Honeyed harissa cod with crispy chickpeas

Ingredients
- 400g can chickpeas rinsed and drained
- 1 tbsp olive oil
- 4 tbsp runny honey
- 2 tbsp harissa
- 1 garlic clove crushed
- ½ thumb-sized piece ginger finely grated
- 2 cod fillets or other sustainable firm white fish
- 120g green beans or long-stem broccoli, trimmed
Instructions
- 1
Heat the oven to 220C/200C fan/gas 7. Pat the chickpeas dry with kitchen paper, and tip into a small roasting tin with the oil. Season well and toss together.

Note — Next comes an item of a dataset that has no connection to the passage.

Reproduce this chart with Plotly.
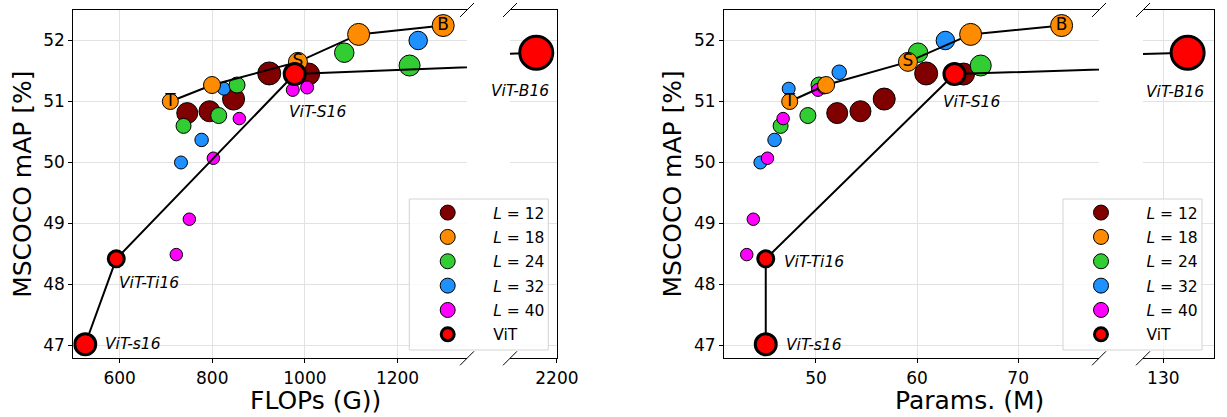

Cook for 15 minutes, tossing occasionally, until the chickpeas start to crisp up and split.
15 min - 2
Mix the runny honey, harissa, garlic and ginger in a small bowl. Season the fish with salt and pepper, and add to the chickpeas in the roasting tin. Spoon over most of the dressing and bake for another 6-8 mins until the fish is flaky when pressed, and cooked through.
6 min - 3
While the fish is baking, cook the beans in boiling salted water for 4-6 mins until just tender. Serve over the chickpeas alongside the fish, with the remaining harissa-honey dressing on the side to serve.